When Joseph* and his friends collected honey in Nigeria, they wore an extra layer of clothing, lit a torch and kicked the hive from the tree to take the swarm’s sweet nectar.

Now living at Sandholm Asylum Centre, Joseph is studying a more conventional method of beekeeping alongside more than 20 other asylum seekers at Copenhagen’s Bybi (City Bee Association).

The six-month training program, which began in March, is a joint initiative between Bybi and the Danish Red Cross, with support from the Roskilde Festival Fund.

With half a million bees in the asylum seekers’ care, any profit they make from honey sales will be used to help them become beekeepers in their own right.

The asylum seekers come from all over, including countries such as Lebanon, where families commonly keep their own hive for personal honey consumption.

The director of Bybi, Oliver Maxwell, said the asylum seekers, some of whom attend the Trampoline House featured in The Copenhagen Post last week, are positive and fun to work with.

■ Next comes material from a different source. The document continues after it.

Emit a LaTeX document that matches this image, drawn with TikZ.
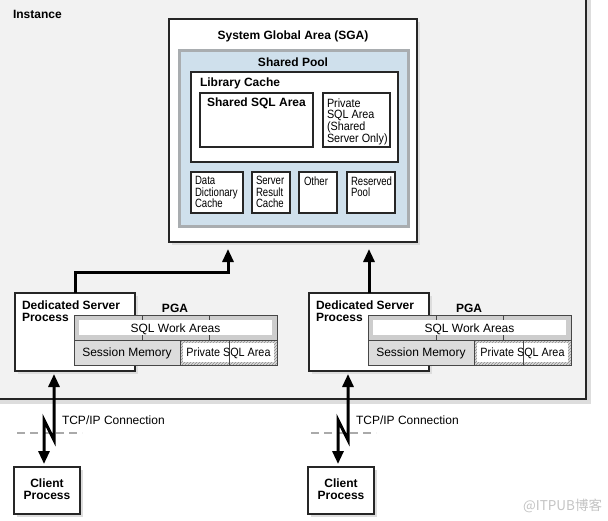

“For those who will stay in Denmark, it gives them a window into Danish society and culture," Maxwell said. "And for those who can’t stay, they are still learning skills that can be used anywhere in the world.”

For Sanjida, a Bangladeshi woman who has lived at the Avenstrup camp for just over four months, Tuesdays, when she attends bee school, can never come around fast enough.

“The first thing that came to mind when I heard about the honey-making course was I have to get out of this camp,” she said.

Whilst it takes most of the asylum seekers more than an hour to travel to the course, Danish Red Cross's education and training supervisor, Merete Zerlang, said that is one of the things the participants like most.

Zerlang came up with the idea to run the program after working with a Somali student who wanted to learn beekeeping.

“I had thought, ‘Why do you want to do that?’, and he said ‘Because in Africa, nobody owns the bees.’ I guess that comment stayed with me,” Zerlang said.

On a deeper level, Bybis’ Maxwell says a bee hive is a “wonderful metaphor for society”, and that the project, held at the University of Copenhagen’s Niels Bohr Institute, allows participants to meet eye-to-eye as beekeepers rather than as asylum seekers.

“We want a city where there is a place for everyone, where they have a right to work and bring productivity to society,” he said.

The group will harvest its first batch of honey at the end of June.

*The asylum seekers interviewed requested to be named by their first name only.